» **Goal**: What do the lines from the top of the data through the line with "28000, 38000, 48000];" say? Quote them exactly and include both ends.

» **Information supplied**:
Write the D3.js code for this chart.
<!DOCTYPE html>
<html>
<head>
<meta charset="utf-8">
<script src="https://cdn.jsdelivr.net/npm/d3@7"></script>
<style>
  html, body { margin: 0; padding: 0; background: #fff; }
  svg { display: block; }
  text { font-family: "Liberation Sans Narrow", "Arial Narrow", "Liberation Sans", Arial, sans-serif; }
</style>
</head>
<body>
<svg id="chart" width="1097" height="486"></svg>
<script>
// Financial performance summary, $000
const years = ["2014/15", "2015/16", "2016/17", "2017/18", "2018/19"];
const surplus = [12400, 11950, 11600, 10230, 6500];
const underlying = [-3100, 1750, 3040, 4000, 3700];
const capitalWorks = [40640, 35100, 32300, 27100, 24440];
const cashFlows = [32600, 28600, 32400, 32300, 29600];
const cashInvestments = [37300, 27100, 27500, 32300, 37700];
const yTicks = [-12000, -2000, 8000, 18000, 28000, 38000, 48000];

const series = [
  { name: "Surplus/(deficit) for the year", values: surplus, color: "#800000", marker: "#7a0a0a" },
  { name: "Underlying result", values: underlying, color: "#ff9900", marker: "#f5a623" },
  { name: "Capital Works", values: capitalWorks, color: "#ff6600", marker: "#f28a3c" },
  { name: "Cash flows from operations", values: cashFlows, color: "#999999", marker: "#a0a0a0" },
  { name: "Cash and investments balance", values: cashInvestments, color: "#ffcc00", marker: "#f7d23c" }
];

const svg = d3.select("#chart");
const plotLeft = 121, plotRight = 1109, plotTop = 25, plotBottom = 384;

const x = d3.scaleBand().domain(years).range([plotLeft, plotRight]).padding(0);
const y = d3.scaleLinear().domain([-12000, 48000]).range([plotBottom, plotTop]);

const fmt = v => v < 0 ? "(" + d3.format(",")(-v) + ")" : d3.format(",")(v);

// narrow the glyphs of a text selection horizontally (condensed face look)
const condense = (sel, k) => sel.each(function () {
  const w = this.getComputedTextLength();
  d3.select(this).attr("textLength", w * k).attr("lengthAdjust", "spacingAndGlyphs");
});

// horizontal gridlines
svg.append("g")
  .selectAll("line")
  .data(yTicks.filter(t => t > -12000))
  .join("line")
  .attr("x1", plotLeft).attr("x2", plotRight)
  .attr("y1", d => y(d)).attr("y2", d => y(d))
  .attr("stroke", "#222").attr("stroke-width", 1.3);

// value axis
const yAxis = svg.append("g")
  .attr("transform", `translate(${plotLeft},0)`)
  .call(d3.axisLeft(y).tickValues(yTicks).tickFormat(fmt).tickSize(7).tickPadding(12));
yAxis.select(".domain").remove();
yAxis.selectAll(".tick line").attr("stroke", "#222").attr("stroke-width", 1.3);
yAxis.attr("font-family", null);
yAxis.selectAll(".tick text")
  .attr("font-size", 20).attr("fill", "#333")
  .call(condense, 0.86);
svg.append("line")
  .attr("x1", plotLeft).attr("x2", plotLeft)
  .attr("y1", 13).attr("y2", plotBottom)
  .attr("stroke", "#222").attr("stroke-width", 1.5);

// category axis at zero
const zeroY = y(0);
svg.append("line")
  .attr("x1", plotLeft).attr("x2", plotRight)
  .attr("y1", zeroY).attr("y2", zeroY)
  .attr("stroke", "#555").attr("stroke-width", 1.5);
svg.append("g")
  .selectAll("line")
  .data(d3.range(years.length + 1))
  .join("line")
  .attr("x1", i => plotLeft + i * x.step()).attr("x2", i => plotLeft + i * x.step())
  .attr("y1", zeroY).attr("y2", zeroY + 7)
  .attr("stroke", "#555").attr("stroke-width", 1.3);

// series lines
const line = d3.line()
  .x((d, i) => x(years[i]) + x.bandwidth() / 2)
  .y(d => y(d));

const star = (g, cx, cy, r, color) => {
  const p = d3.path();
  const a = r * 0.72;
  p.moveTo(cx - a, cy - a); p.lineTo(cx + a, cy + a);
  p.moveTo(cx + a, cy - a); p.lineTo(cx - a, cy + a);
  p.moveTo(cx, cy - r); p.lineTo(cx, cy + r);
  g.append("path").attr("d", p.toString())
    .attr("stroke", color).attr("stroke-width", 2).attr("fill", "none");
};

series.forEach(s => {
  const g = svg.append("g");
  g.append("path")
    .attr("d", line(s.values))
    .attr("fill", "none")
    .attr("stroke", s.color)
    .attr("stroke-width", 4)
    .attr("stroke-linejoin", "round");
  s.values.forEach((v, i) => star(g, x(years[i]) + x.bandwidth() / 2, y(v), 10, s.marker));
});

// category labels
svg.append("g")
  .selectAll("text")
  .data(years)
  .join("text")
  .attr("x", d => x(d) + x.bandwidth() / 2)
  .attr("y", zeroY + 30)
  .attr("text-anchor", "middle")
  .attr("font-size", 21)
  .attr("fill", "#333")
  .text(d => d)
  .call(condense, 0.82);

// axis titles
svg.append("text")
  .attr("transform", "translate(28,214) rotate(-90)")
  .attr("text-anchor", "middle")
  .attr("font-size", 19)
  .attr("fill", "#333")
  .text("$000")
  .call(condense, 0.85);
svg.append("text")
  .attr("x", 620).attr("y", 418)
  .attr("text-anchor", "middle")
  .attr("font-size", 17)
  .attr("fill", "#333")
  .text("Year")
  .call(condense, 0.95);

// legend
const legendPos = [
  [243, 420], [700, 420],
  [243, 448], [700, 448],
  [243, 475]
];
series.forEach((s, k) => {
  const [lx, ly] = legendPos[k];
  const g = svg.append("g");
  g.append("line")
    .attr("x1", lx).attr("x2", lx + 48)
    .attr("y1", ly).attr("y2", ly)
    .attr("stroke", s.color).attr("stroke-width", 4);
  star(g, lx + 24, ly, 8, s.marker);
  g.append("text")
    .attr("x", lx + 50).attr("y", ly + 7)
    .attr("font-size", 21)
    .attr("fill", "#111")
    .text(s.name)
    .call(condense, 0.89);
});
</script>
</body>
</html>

» **Solution**:
Write the D3.js code for this chart.
<!DOCTYPE html>
<html>
<head>
<meta charset="utf-8">
<script src="https://cdn.jsdelivr.net/npm/d3@7"></script>
<style>
  html, body { margin: 0; padding: 0; background: #fff; }
  svg { display: block; }
  text { font-family: "Liberation Sans Narrow", "Arial Narrow", "Liberation Sans", Arial, sans-serif; }
</style>
</head>
<body>
<svg id="chart" width="1097" height="486"></svg>
<script>
// Financial performance summary, $000
const years = ["2014/15", "2015/16", "2016/17", "2017/18", "2018/19"];
const surplus = [12400, 11950, 11600, 10230, 6500];
const underlying = [-3100, 1750, 3040, 4000, 3700];
const capitalWorks = [40640, 35100, 32300, 27100, 24440];
const cashFlows = [32600, 28600, 32400, 32300, 29600];
const cashInvestments = [37300, 27100, 27500, 32300, 37700];
const yTicks = [-12000, -2000, 8000, 18000, 28000, 38000, 48000];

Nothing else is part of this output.